Dye, the Lakefront Authority attorney, said Studio Network-Lakefront violated its lease by adding Mary Von Kurnatowski, longtime employee Sandy Benenate, a Baton Rouge company and family friend Marian Wallis as members of the company without notifying the authority.

Wallis also spoke at last month’s Lakefront Authority meeting and said she loaned Von Kurnatowski $650,000, plus gave $100,000 of time and expenses to the project. She also said she made an $84,000 loan to the project in the form of direct rent payments to the authority after Von Kurnatowski died.

“Roland had a wonderful vision for this development, and I would like to see that vision realized,” she said. “I stand ready to help the Lakefront Management Authority in any way necessary to get this project completed.”
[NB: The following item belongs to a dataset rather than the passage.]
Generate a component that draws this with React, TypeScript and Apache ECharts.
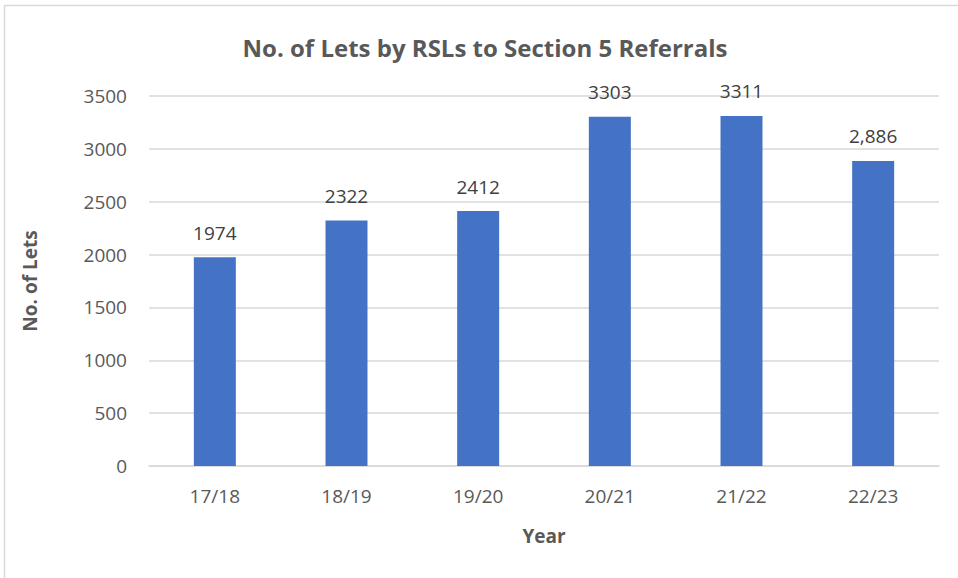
import React, { useEffect, useRef } from "react";
import * as echarts from "echarts";

const categories = ["17/18", "18/19", "19/20", "20/21", "21/22", "22/23"];
const lets = [1974, 2322, 2412, 3303, 3311, 2886];
const labelTexts = ["1974", "2322", "2412", "3303", "3311", "2,886"];
const yTicks = { min: 0, max: 3500, interval: 500 };

const FONT = "'Open Sans', 'Noto Sans', sans-serif";

export default function App() {
  const ref = useRef<HTMLDivElement>(null);
  useEffect(() => {
    document.body.style.margin = "0";
    const chart = echarts.init(ref.current!, null, { renderer: "svg" });
    chart.setOption({
      animation: false,
      backgroundColor: "#ffffff",
      title: {
        text: "No. of Lets by RSLs to Section 5 Referrals",
        left: 480,
        top: 30,
        textAlign: "center",
        textStyle: { fontFamily: FONT, fontSize: 24, fontWeight: "bold", color: "#595959" },
      },
      graphic: [
        {
          type: "rect",
          shape: { x: 4.5, y: 5.5, width: 1200, height: 1200 },
          style: { fill: "none", stroke: "#d9d9d9", lineWidth: 1.5 },
          silent: true,
        },
      ],
      grid: { left: 149, right: 19, top: 96, bottom: 112 },
      xAxis: {
        type: "category",
        data: categories,
        name: "Year",
        nameLocation: "middle",
        nameGap: 60,
        nameTextStyle: { fontFamily: FONT, fontSize: 19, fontWeight: "bold", color: "#595959" },
        axisLine: { lineStyle: { color: "#d9d9d9", width: 1.5 } },
        axisTick: { show: false },
        axisLabel: { fontFamily: FONT, fontSize: 19, color: "#595959", margin: 20 },
      },
      yAxis: {
        type: "value",
        min: yTicks.min,
        max: yTicks.max,
        interval: yTicks.interval,
        name: "No. of Lets",
        nameLocation: "middle",
        nameGap: 110,
        nameTextStyle: { fontFamily: FONT, fontSize: 19, fontWeight: "bold", color: "#595959" },
        axisLine: { show: false },
        axisTick: { show: false },
        splitLine: { lineStyle: { color: "#d9d9d9", width: 1.5 } },
        axisLabel: {
          fontFamily: FONT,
          fontSize: 19,
          color: "#595959",
          margin: 22,
          formatter: (v: number) => String(v),
        },
      },
      series: [
        {
          type: "bar",
          data: lets,
          barWidth: 42,
          itemStyle: { color: "#4472C4" },
          label: {
            show: true,
            position: "top",
            distance: 15,
            fontFamily: FONT,
            fontSize: 19,
            color: "#404040",
            formatter: (p: any) => labelTexts[p.dataIndex],
          },
        },
      ],
    });
    return () => chart.dispose();
  }, []);
  return <div ref={ref} style={{ width: 958, height: 578 }} />;
}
But that is looking unlikely, at least not without the Lakefront Authority taking back full control of the property and putting a new lease out to bid.

That’s because Von Kurnatowski took out a mortgage on the lease in 2016 without seeking or receiving the authority’s approval, as required by the lease, Dye said. He said the authority will not be able to transfer the lease to a new developer unless the $2.4 million balance on the IberiaBank mortgage is paid and any new investor proves he or she has $7 million in financial backing to finish capital improvements.

Dye said the taxpayers should not be on the hook for the mortgage balance because liens cannot be placed against the state and the authority never agreed to the mortgage in the first place. If the Lakefront Authority evicts Studio Network-Lakefront, the lease terminates and so does the mortgage, Dye said.

The Lakefront Authority had to hire Dye as an outside attorney for the Lakeshore Landing project because another attorney for the agency, Gerald Metzger, had a conflict. Von Kurnatowski listed Metzger in the 1990s and early 2000s as the liquidation agent for BFI, the bond fund that’s the subject of the fraud allegations.